Davis Guggenheim’s 90 minute documentary takes an intriguing look at the band U2 from the inside out, literally, as both analysis and observation of the superstar group during their preparation for the 2011 Glastonbury Festival 20th Anniversary performance of their album ACHTUNG BABY.
During the six months of production Guggenheim was not only allowed to interview and film,but was given unprecedented access to classic and rare archives. The group talks candidly about their internal dialogues as individual musicians and as a group during a period on their career, where after having achieved huge popular success with THE JOSHUA TREE and RATTLE AND HUM, the raw and harsh critical reception by the press of the latter put the group not only at odds with each other but colored their view of the world. RATTLE AND HUM’s sincere approach to American blues and roots music was seemingly at odds or out of character, according to some major press outlets, making them doubt the strength of their compositions and artistic direction.
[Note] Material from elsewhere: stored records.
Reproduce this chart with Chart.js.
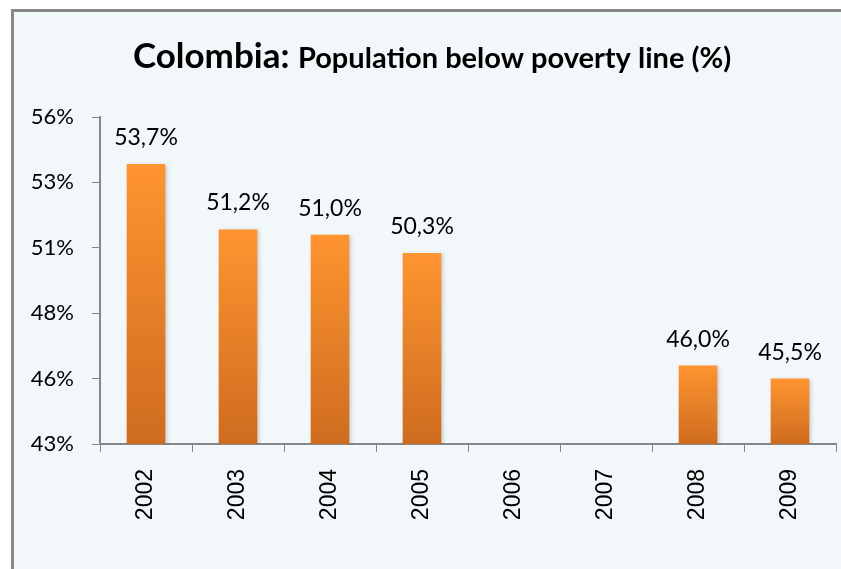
<!DOCTYPE html>
<html>
<head>
<meta charset="utf-8">
<script src="https://cdn.jsdelivr.net/npm/chart.js@4"></script>
<style>
  html, body { margin: 0; padding: 0; background: #fff; overflow: hidden; }
  #poverty { display: block; }
</style>
</head>
<body>
<canvas id="poverty" width="841" height="569"></canvas>
<script>
// data
const years = ['2002', '2003', '2004', '2005', '2006', '2007', '2008', '2009'];
const povertyRate = [53.7, 51.2, 51.0, 50.3, null, null, 46.0, 45.5];
const axisMin = 43;
const axisMax = 55.5;
const axisStep = 2.5;

const gray = '#868686';

// light panel with a gray frame on the left and top
const framePlugin = {
    id: 'frame',
    beforeDraw(chart) {
        const ctx = chart.ctx;
        ctx.save();
        ctx.fillStyle = '#fff';
        ctx.fillRect(0, 0, chart.width, chart.height);
        ctx.fillStyle = '#F2F7FA';
        ctx.fillRect(14, 12, chart.width - 14, chart.height - 12);
        ctx.fillStyle = '#878787';
        ctx.fillRect(11, 9, 3, chart.height - 9);
        ctx.fillRect(11, 9, chart.width - 11, 3);
        ctx.restore();
    }
};

// bars get a shadow like the excel original
const shadowPlugin = {
    id: 'barShadow',
    beforeDatasetsDraw(chart) {
        const ctx = chart.ctx;
        ctx.save();
        ctx.shadowColor = 'rgba(0,0,0,0.18)';
        ctx.shadowBlur = 4;
        ctx.shadowOffsetX = 2;
        ctx.shadowOffsetY = 1;
    },
    afterDatasetsDraw(chart) {
        chart.ctx.restore();
    }
};

const valueLabels = {
    id: 'valueLabels',
    afterDatasetsDraw(chart) {
        const ctx = chart.ctx;
        const meta = chart.getDatasetMeta(0);
        ctx.save();
        ctx.fillStyle = '#000';
        ctx.font = '23px Lato';
        ctx.textAlign = 'center';
        ctx.textBaseline = 'alphabetic';
        meta.data.forEach((bar, i) => {
            const v = povertyRate[i];
            if (v === null) return;
            ctx.fillText(v.toFixed(1).replace('.', ',') + '%', bar.x, bar.y - 19);
        });
        ctx.restore();
    }
};

// title has two sizes so draw it by hand
const titlePlugin = {
    id: 'mixedTitle',
    afterDraw(chart) {
        const ctx = chart.ctx;
        const big = 'Colombia: ';
        const small = 'Population below poverty line (%)';
        ctx.save();
        ctx.fillStyle = '#000';
        ctx.textBaseline = 'alphabetic';
        ctx.textAlign = 'left';
        ctx.font = 'bold 35px Lato';
        const w1 = ctx.measureText(big).width;
        ctx.font = 'bold 29px Lato';
        const w2 = ctx.measureText(small).width;
        let x = 432 - (w1 + w2) / 2;
        ctx.font = 'bold 35px Lato';
        ctx.fillText(big, x, 68);
        ctx.font = 'bold 29px Lato';
        ctx.fillText(small, x + w1, 68);
        ctx.restore();
    }
};

const ctx = document.getElementById('poverty').getContext('2d');
new Chart(ctx, {
    type: 'bar',
    data: {
        labels: years,
        datasets: [{
            data: povertyRate,
            backgroundColor(context) {
                const chart = context.chart;
                const area = chart.chartArea;
                const v = povertyRate[context.dataIndex];
                if (!area || v === null) return '#F08A2C';
                const yScale = chart.scales.y;
                const g = chart.ctx.createLinearGradient(0, yScale.getPixelForValue(v), 0, area.bottom);
                g.addColorStop(0, '#FF9430');
                g.addColorStop(1, '#CE6C1F');
                return g;
            },
            borderWidth: 0,
            barPercentage: 0.42,
            categoryPercentage: 1
        }]
    },
    options: {
        responsive: false,
        animation: false,
        devicePixelRatio: 1,
        layout: { padding: { top: 117, left: 0, right: 5, bottom: 0 } },
        plugins: {
            legend: { display: false },
            title: { display: false },
            tooltip: { enabled: false }
        },
        scales: {
            x: {
                grid: { drawOnChartArea: false, color: gray, tickLength: 8, offset: true },
                border: { color: gray, width: 2 },
                ticks: {
                    color: '#000',
                    font: { family: 'Liberation Sans', size: 23 },
                    minRotation: 90,
                    maxRotation: 90,
                    padding: 17
                },
                afterFit(s) { s.height = 125; }
            },
            y: {
                min: axisMin,
                max: axisMax,
                grid: { drawOnChartArea: false, color: gray, tickLength: 8 },
                border: { color: gray, width: 2 },
                ticks: {
                    stepSize: axisStep,
                    color: '#000',
                    font: { family: 'Lato', size: 22 },
                    padding: 18,
                    callback: v => Math.round(v) + '%'
                },
                afterFit(s) { s.width = 100; }
            }
        }
    },
    plugins: [framePlugin, shadowPlugin, valueLabels, titlePlugin]
});
</script>
</body>
</html>
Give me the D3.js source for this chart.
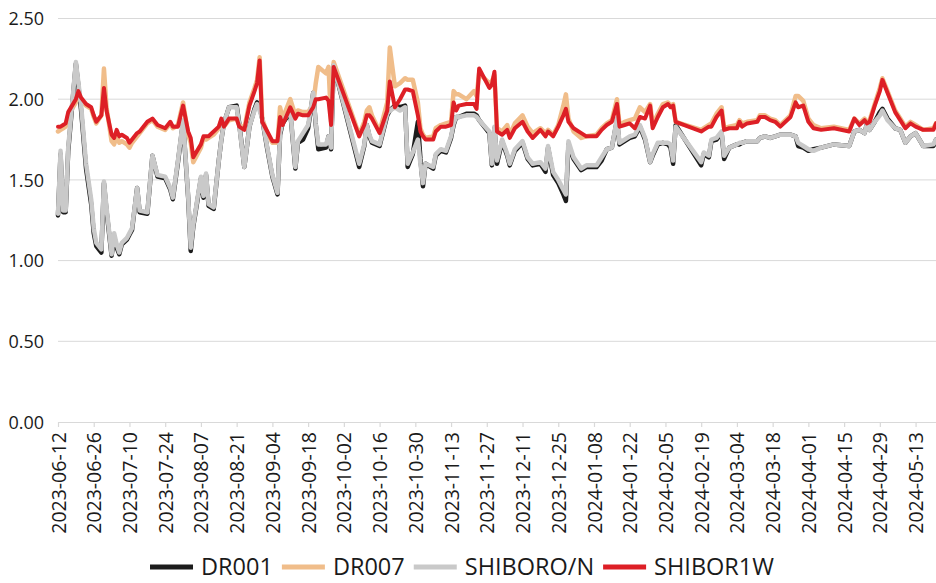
<!DOCTYPE html>
<html>
<head>
<meta charset="UTF-8">
<script src="https://cdn.jsdelivr.net/npm/d3@7"></script>
<style>
body { margin: 0; background: #fff; }
svg text { font-family: "Open Sans", "Noto Sans", sans-serif; fill: #1a1a1a; }
.grid line { stroke: #d9d9d9; stroke-width: 1px; }
.series { fill: none; stroke-linejoin: round; stroke-linecap: round; }
</style>
</head>
<body>
<svg id="chart" width="936" height="583"></svg>
<script>
// trading dates
var dates = [
 "2023-06-12","2023-06-13","2023-06-14","2023-06-15","2023-06-16","2023-06-19","2023-06-20","2023-06-21","2023-06-23","2023-06-25",
 "2023-06-26","2023-06-27","2023-06-29","2023-06-30","2023-07-01","2023-07-03","2023-07-04","2023-07-05","2023-07-06","2023-07-07",
 "2023-07-09","2023-07-10","2023-07-11","2023-07-13","2023-07-14","2023-07-17","2023-07-19","2023-07-21","2023-07-24","2023-07-26",
 "2023-07-27","2023-07-29","2023-07-31","2023-08-02","2023-08-03","2023-08-04","2023-08-07","2023-08-08","2023-08-09","2023-08-10",
 "2023-08-12","2023-08-14","2023-08-15","2023-08-16","2023-08-18","2023-08-21","2023-08-22","2023-08-24","2023-08-26","2023-08-28",
 "2023-08-29","2023-08-30","2023-08-31","2023-09-02","2023-09-04","2023-09-06","2023-09-07","2023-09-08","2023-09-11","2023-09-13",
 "2023-09-14","2023-09-16","2023-09-18","2023-09-20","2023-09-21","2023-09-22","2023-09-25","2023-09-26","2023-09-27","2023-09-28",
 "2023-10-08","2023-10-10","2023-10-11","2023-10-12","2023-10-13","2023-10-16","2023-10-19","2023-10-20","2023-10-22","2023-10-24",
 "2023-10-26","2023-10-27","2023-10-29","2023-10-31","2023-11-01","2023-11-02","2023-11-03","2023-11-06","2023-11-07","2023-11-09",
 "2023-11-11","2023-11-13","2023-11-14","2023-11-15","2023-11-16","2023-11-19","2023-11-22","2023-11-23","2023-11-24","2023-11-28",
 "2023-11-29","2023-11-30","2023-12-01","2023-12-03","2023-12-05","2023-12-06","2023-12-08","2023-12-11","2023-12-13","2023-12-15",
 "2023-12-18","2023-12-20","2023-12-21","2023-12-23","2023-12-25","2023-12-27","2023-12-28","2023-12-29","2023-12-31","2024-01-03",
 "2024-01-05","2024-01-09","2024-01-11","2024-01-13","2024-01-15","2024-01-17","2024-01-18","2024-01-20","2024-01-22","2024-01-24",
 "2024-01-26","2024-01-28","2024-01-30","2024-01-31","2024-02-02","2024-02-04","2024-02-06","2024-02-07","2024-02-08","2024-02-09",
 "2024-02-19","2024-02-20","2024-02-22","2024-02-23","2024-02-25","2024-02-27","2024-02-28","2024-03-01","2024-03-04","2024-03-05",
 "2024-03-06","2024-03-08","2024-03-12","2024-03-13","2024-03-15","2024-03-17","2024-03-19","2024-03-21","2024-03-25","2024-03-27",
 "2024-03-28","2024-03-30","2024-04-01","2024-04-03","2024-04-06","2024-04-11","2024-04-17","2024-04-19","2024-04-21","2024-04-23",
 "2024-04-24","2024-04-25","2024-04-27","2024-04-29","2024-04-30","2024-05-02","2024-05-05","2024-05-07","2024-05-09","2024-05-11",
 "2024-05-13","2024-05-16","2024-05-20","2024-05-21"
];

var dr001 = [
 1.28,1.66,1.30,1.30,1.68,2.22,2.08,1.94,1.57,1.35,
 1.17,1.09,1.05,1.48,1.31,1.03,1.15,1.08,1.04,1.10,
 1.13,1.16,1.19,1.45,1.30,1.29,1.65,1.52,1.51,1.44,
 1.38,1.61,1.86,1.39,1.06,1.21,1.51,1.39,1.53,1.34,
 1.32,1.62,1.75,1.85,1.95,1.96,1.85,1.58,1.83,1.94,
 1.98,1.95,1.88,1.69,1.52,1.41,1.78,1.85,1.92,1.57,
 1.73,1.75,1.82,2.04,1.84,1.69,1.70,1.77,1.69,2.21,
 1.58,1.71,1.84,1.77,1.73,1.71,1.90,1.93,1.96,1.95,
 1.96,1.58,1.66,1.86,1.63,1.46,1.60,1.57,1.65,1.68,
 1.67,1.76,1.84,1.89,1.89,1.91,1.91,1.90,1.87,1.79,
 1.59,1.82,1.60,1.74,1.65,1.59,1.68,1.73,1.63,1.59,
 1.60,1.55,1.70,1.53,1.48,1.41,1.37,1.72,1.63,1.56,
 1.58,1.58,1.62,1.69,1.70,1.87,1.72,1.74,1.76,1.77,
 1.83,1.75,1.61,1.65,1.72,1.73,1.72,1.70,1.60,1.84,
 1.59,1.66,1.64,1.74,1.75,1.79,1.63,1.70,1.72,1.72,
 1.73,1.74,1.74,1.76,1.77,1.76,1.77,1.78,1.78,1.77,
 1.71,1.70,1.68,1.69,1.70,1.72,1.71,1.80,1.81,1.79,
 1.85,1.81,1.86,1.92,1.94,1.88,1.82,1.81,1.73,1.77,
 1.79,1.71,1.71,1.75
];

var dr007 = [
 1.80,1.81,1.82,1.83,1.90,1.98,2.03,1.99,1.96,1.94,
 1.89,1.85,1.90,2.19,1.95,1.74,1.72,1.77,1.73,1.74,
 1.72,1.70,1.73,1.77,1.79,1.85,1.87,1.83,1.81,1.85,
 1.82,1.84,1.98,1.78,1.73,1.61,1.70,1.76,1.75,1.76,
 1.78,1.82,1.87,1.83,1.87,1.88,1.84,1.82,1.98,2.07,
 2.12,2.26,1.88,1.79,1.73,1.73,1.95,1.88,2.00,1.90,
 1.93,1.92,1.92,1.97,2.10,2.20,2.16,2.20,1.86,2.23,
 1.78,1.86,1.93,1.95,1.90,1.80,1.98,2.32,2.08,2.10,
 2.13,2.12,2.12,1.98,1.82,1.78,1.76,1.77,1.82,1.84,
 1.85,1.86,2.05,2.03,2.03,2.00,2.05,2.02,2.16,2.10,
 2.11,2.15,1.82,1.80,1.84,1.78,1.85,1.90,1.83,1.79,
 1.82,1.79,1.81,1.78,1.84,1.96,2.03,1.88,1.80,1.76,
 1.77,1.78,1.82,1.85,1.87,2.00,1.84,1.86,1.87,1.88,
 1.95,1.92,1.97,1.84,1.91,1.97,1.98,1.96,1.97,1.86,
 1.81,1.82,1.84,1.85,1.91,1.95,1.82,1.83,1.84,1.87,
 1.85,1.86,1.87,1.90,1.90,1.88,1.87,1.84,1.90,2.02,
 2.02,1.99,1.88,1.84,1.82,1.83,1.81,1.88,1.85,1.88,
 1.86,1.87,1.97,2.07,2.13,2.05,1.93,1.88,1.83,1.86,
 1.84,1.81,1.82,1.85
];

var shiborON = [
 1.29,1.68,1.31,1.31,1.70,2.23,2.10,1.97,1.60,1.38,
 1.20,1.11,1.07,1.49,1.33,1.04,1.17,1.10,1.05,1.11,
 1.14,1.17,1.20,1.45,1.31,1.30,1.65,1.53,1.52,1.45,
 1.39,1.62,1.87,1.40,1.08,1.22,1.52,1.40,1.54,1.35,
 1.33,1.62,1.75,1.85,1.95,1.95,1.84,1.58,1.83,1.93,
 1.97,1.93,1.88,1.70,1.53,1.42,1.79,1.86,1.93,1.58,
 1.74,1.79,1.84,2.04,1.85,1.72,1.72,1.77,1.70,2.21,
 1.60,1.72,1.84,1.78,1.74,1.72,1.91,1.93,1.95,1.93,
 1.95,1.60,1.67,1.75,1.60,1.48,1.60,1.58,1.66,1.69,
 1.68,1.77,1.85,1.89,1.89,1.90,1.90,1.89,1.87,1.80,
 1.60,1.83,1.62,1.75,1.66,1.60,1.69,1.74,1.64,1.60,
 1.61,1.57,1.71,1.55,1.50,1.44,1.41,1.74,1.64,1.57,
 1.59,1.59,1.64,1.69,1.70,1.88,1.73,1.75,1.77,1.78,
 1.84,1.76,1.61,1.66,1.73,1.73,1.73,1.72,1.62,1.83,
 1.61,1.67,1.65,1.75,1.76,1.80,1.65,1.70,1.72,1.73,
 1.73,1.74,1.74,1.76,1.77,1.76,1.77,1.78,1.78,1.77,
 1.73,1.71,1.69,1.68,1.70,1.72,1.71,1.80,1.81,1.79,
 1.85,1.81,1.86,1.90,1.93,1.87,1.82,1.81,1.73,1.77,
 1.79,1.71,1.72,1.75
];

var shibor1W = [
 1.83,1.83,1.84,1.85,1.92,2.00,2.05,2.01,1.97,1.95,
 1.90,1.86,1.90,2.07,1.93,1.78,1.76,1.81,1.77,1.78,
 1.76,1.73,1.75,1.79,1.80,1.86,1.88,1.84,1.82,1.86,
 1.83,1.83,1.96,1.80,1.76,1.64,1.72,1.77,1.77,1.77,
 1.80,1.83,1.88,1.83,1.88,1.88,1.83,1.81,1.96,2.05,
 2.10,2.24,1.86,1.80,1.74,1.74,1.89,1.84,1.95,1.88,
 1.91,1.90,1.90,1.95,2.00,2.00,2.01,1.99,1.84,2.20,
 1.77,1.84,1.90,1.90,1.88,1.79,1.93,2.11,1.95,2.00,
 2.06,2.06,2.05,1.90,1.80,1.77,1.75,1.75,1.80,1.83,
 1.83,1.84,1.98,1.93,1.96,1.97,1.97,1.94,2.19,2.07,
 2.09,2.17,1.80,1.78,1.81,1.76,1.82,1.86,1.80,1.76,
 1.81,1.77,1.80,1.77,1.83,1.90,1.94,1.86,1.82,1.79,
 1.77,1.77,1.81,1.84,1.86,1.97,1.83,1.84,1.85,1.82,
 1.89,1.88,1.96,1.82,1.89,1.95,1.97,1.95,1.96,1.86,
 1.80,1.81,1.83,1.83,1.89,1.93,1.81,1.82,1.82,1.86,
 1.83,1.85,1.86,1.89,1.89,1.87,1.86,1.83,1.89,1.98,
 1.95,1.96,1.86,1.82,1.81,1.82,1.80,1.88,1.84,1.87,
 1.85,1.86,1.96,2.05,2.12,2.04,1.92,1.87,1.82,1.85,
 1.83,1.81,1.81,1.85
];

var seriesNames = ["DR001", "DR007", "SHIBORO/N", "SHIBOR1W"];
var seriesColors = ["#1c1c1c", "#f0bd8a", "#c9c9c9", "#dd1f26"];
var yTicks = [0, 0.5, 1, 1.5, 2, 2.5];
var xTickLabels = [
 "2023-06-12","2023-06-26","2023-07-10","2023-07-24","2023-08-07","2023-08-21","2023-09-04","2023-09-18","2023-10-02","2023-10-16",
 "2023-10-30","2023-11-13","2023-11-27","2023-12-11","2023-12-25","2024-01-08","2024-01-22","2024-02-05","2024-02-19","2024-03-04",
 "2024-03-18","2024-04-01","2024-04-15","2024-04-29","2024-05-13"
];

var parse = d3.timeParse("%Y-%m-%d");
var allSeries = [dr001, dr007, shiborON, shibor1W];

var plotLeft = 58, plotRight = 936, plotTop = 18.5, plotBottom = 422;
var svg = d3.select("#chart");

var x = d3.scaleTime()
    .domain([parse("2023-06-12"), parse("2024-05-21")])
    .range([plotLeft, plotRight]);
var y = d3.scaleLinear().domain([0, 2.5]).range([plotBottom, plotTop]);

// gridlines
svg.append("g").attr("class", "grid")
  .selectAll("line").data(yTicks.slice(1)).enter().append("line")
    .attr("x1", plotLeft).attr("x2", plotRight)
    .attr("y1", function(d) { return y(d); }).attr("y2", function(d) { return y(d); });

// y axis labels
var yAxis = d3.axisLeft(y).tickValues(yTicks).tickFormat(d3.format(".2f")).tickSize(0).tickPadding(14);
var yg = svg.append("g").attr("transform", "translate(" + plotLeft + ",0)").call(yAxis);
yg.select(".domain").remove();
yg.selectAll("text").style("font-size", "18px").attr("dy", "0.34em");

// x axis
var xAxis = d3.axisBottom(x)
    .tickValues(xTickLabels.map(parse))
    .tickFormat(d3.timeFormat("%Y-%m-%d"))
    .tickSize(5).tickSizeOuter(0);
var xg = svg.append("g").attr("transform", "translate(0," + plotBottom + ")").call(xAxis);
xg.select(".domain").attr("stroke", "#d9d9d9").attr("stroke-width", 1.2);
xg.selectAll(".tick line").attr("stroke", "#d9d9d9").attr("stroke-width", 1.2);
xg.selectAll("text")
  .style("font-size", "19.5px")
  .attr("text-anchor", "end")
  .attr("transform", "rotate(-90)")
  .attr("x", -10).attr("y", 0).attr("dy", "0.36em");

// series lines
var line = d3.line()
    .x(function(d) { return x(d[0]); })
    .y(function(d) { return y(d[1]); });

allSeries.forEach(function(vals, i) {
  var pts = dates.map(function(d, j) { return [parse(d), vals[j]]; });
  svg.append("path").datum(pts)
    .attr("class", "series")
    .attr("stroke", seriesColors[i])
    .attr("stroke-width", i == 3 ? 4 : 4.5)
    .attr("d", line);
});

// legend
var lg = svg.append("g");
var cx = 0;
seriesNames.forEach(function(name, i) {
  var g = lg.append("g").attr("transform", "translate(" + cx + ",0)");
  g.append("line").attr("x1", 0).attr("x2", 43).attr("y1", 0).attr("y2", 0)
    .attr("stroke", seriesColors[i]).attr("stroke-width", 5);
  var t = g.append("text").attr("x", 51).attr("y", 0).attr("dy", "0.36em")
    .style("font-size", "23.5px").text(name);
  cx += 51 + t.node().getComputedTextLength() + 9;
});
var total = cx - 9;
lg.attr("transform", "translate(" + (462 - total / 2) + ",567)");
</script>
</body>
</html>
The resulting choice of Berlin as the location for recording ACHTUNG BABY, and all that city brings, changed the look and sound of the band, reuniting them at a time of internal struggle. The resulting freedom from the constraints of their usual working methodology brought in new influences, new experiences, and opened up the creative process to new inspiration. It is said the musician is often just the conduit. The music itself is channeled from a divine, unlimited source, as if “from the sky down”, and only those uniquely in tune with the invisible frequencies of Tue source can interpret, refine, and give it voice. Berlin seems to have been the time and place for this.change in U2’s artistic perception and vision and the group in its maturity gives an honest interpretation of who and what they were at that time in their career.
Using still images from many of the industry’s greatest photographers, unused footage from Phil Janou’s RATTLE AND HUM documentary, animation from AWESOME + modest, and new footage from Hansa studios on Berlin (the original recording location), Guggenheim takes the viewer behind the scenes to wee the way a band really works to bring to fruition the songs that make memories for some and become background noise on the radio for others. He elevates both the musician and creative process from disposable hero to cultural visionary and teacher.
Featured interviews include: Bono, The Edge, Adam Clayton, Larry Mullen, Jr., Daniel Lanois, Brian Eno, Anton Corbijn, and Paul MacGuinness. The disc includes tue bonus tracks: “So Cruel”, “Love Is Blindness”, and “The Fly” as well as a Question &Answer session with director Davis Guggenheim and the band.
The documentary is currently available on BluRay and DVD.